Stocks trading at 2x or more their 20-day average volume — unusual activity that often precedes or confirms a move.
Relative volume (RVOL) compares today's volume to a stock's own recent average. An RVOL of 2x means it is trading at twice its normal volume — a sign that something has changed: news, a breakout, or institutional activity.
This screen lists stocks with RVOL of 2.0 or higher, ranked by how extreme the volume spike is.
RVOL = today's volume ÷ the 20-session average volume. A value of 3.0 means triple the usual activity.
Stocks at 2.0x or above are listed, ranked highest-first. Volume confirms conviction behind a move — a breakout on high RVOL is more reliable than one on thin volume.
High volume is a participation signal, not direction. Pair it with the price move and trend to read what the volume means.
What is RVOL (relative volume)?
RVOL is today's traded volume divided by the stock's recent average volume (here, 20 sessions). RVOL of 2 means twice the normal volume.

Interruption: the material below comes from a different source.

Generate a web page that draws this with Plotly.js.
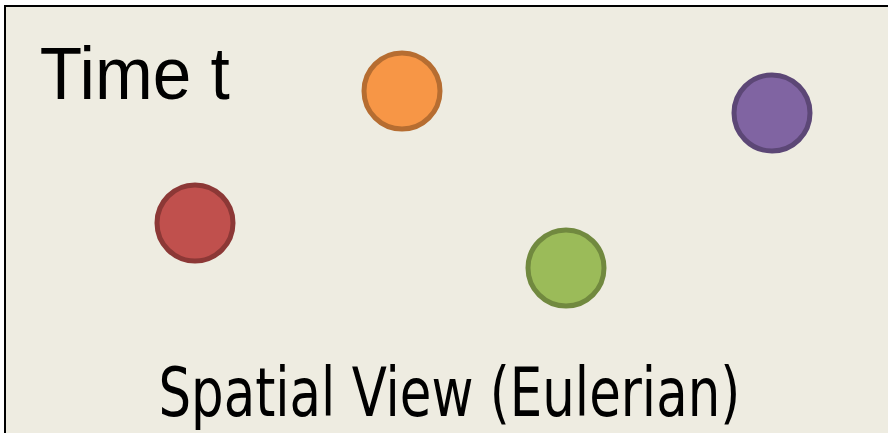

Why do volume shockers matter?
A sharp jump in volume signals unusual participation — often news, a breakout, or institutional buying/selling. Moves backed by high volume tend to be more reliable.
How is the list calculated?
Strota computes each stock's 20-session average volume and divides today's volume by it. Stocks at 2x or above are listed, ranked by RVOL.
Does high volume mean the stock will rise?
No — volume shows participation, not direction. A volume shocker can be heavy selling. Read it alongside the price move. It is information, not advice.